Brigham was promoted to the Major Leagues on September 1, 2018. Brigham had an 0–4 record with 12 strikeouts and a 6.06 ERA in 16.1 innings pitched in the 2018 season. In 2019 for Miami, Brigham made 32 appearances for the club, pitching to a 4.46 ERA and 3–2 record with 39 strikeouts in 38 1/3 innings of work. In 2020, Brigham only pitched one inning, allowing a single run on two hits.

On February 17, 2021, Brigham was placed on the 60-day injured list. He did not appear in a game for the Marlins organization in 2021 due to an undisclosed injury. On October 28, Brigham was outrighted off of the 40-man roster.

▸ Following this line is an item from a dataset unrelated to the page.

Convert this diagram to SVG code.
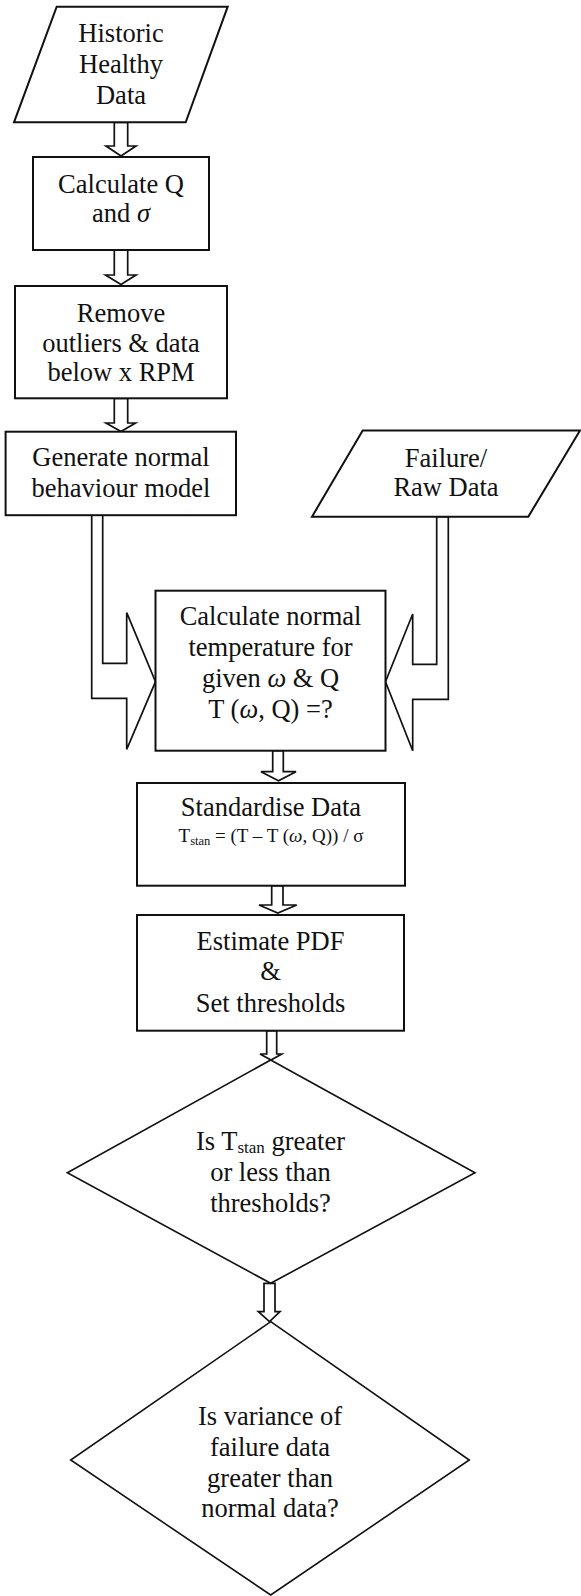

Brigham was assigned to Triple-A Jacksonville to begin the 2022 season. On July 24, 2022, Brigham's contract was selected by the Marlins and was promoted to the major leagues. In 16 appearances for Miami, Brigham posted a 3.38 ERA with 28 strikeouts in 24 innings pitched. On November 15, Brigham was designated for assignment by the Marlins.

===New York Mets===
On November 18, 2022, the Marlins traded Brigham and Elieser Hernández to the New York Mets for Franklin Sanchez and a player to be named later or cash considerations. Jake Mangum went to Miami to complete the trade after he was not selected in the Rule 5 draft. Brigham was optioned to the Triple-A Syracuse Mets to begin the 2023 season. He was non-tendered and became a free agent on November 17.

===Minnesota Twins===
On February 13, 2024, Brigham signed a minor league contract with the Minnesota Twins. In 33 appearances for the Triple–A St. Paul Saints, he logged a 1–3 record and 4.64 ERA with 59 strikeouts across 42 2/3 innings pitched. Brigham elected free agency following the season on November 4.

===Arizona Diamondbacks===
On December 3, 2024, Brigham signed a minor league contract with the Arizona Diamondbacks. He had his contract selected to the major league roster on May 30, 2025. In four appearances for Arizona, Brigham struggled to an 8.10 ERA with three strikeouts across 3 1/3 innings pitched. Brigham was designated for assignment by the Diamondbacks on August 11. He was released by Arizona the following day.

===Chicago Cubs===
On December 25, 2025, Brigham signed a minor league contract with the Chicago Cubs. He was assigned to the Triple-A Iowa Cubs, but did not make an appearance prior to his release on June 9, 2026.

===Saraperos de Saltillo===
On July 12, 2026, Brigham signed with the Saraperos de Saltillo of the Mexican League.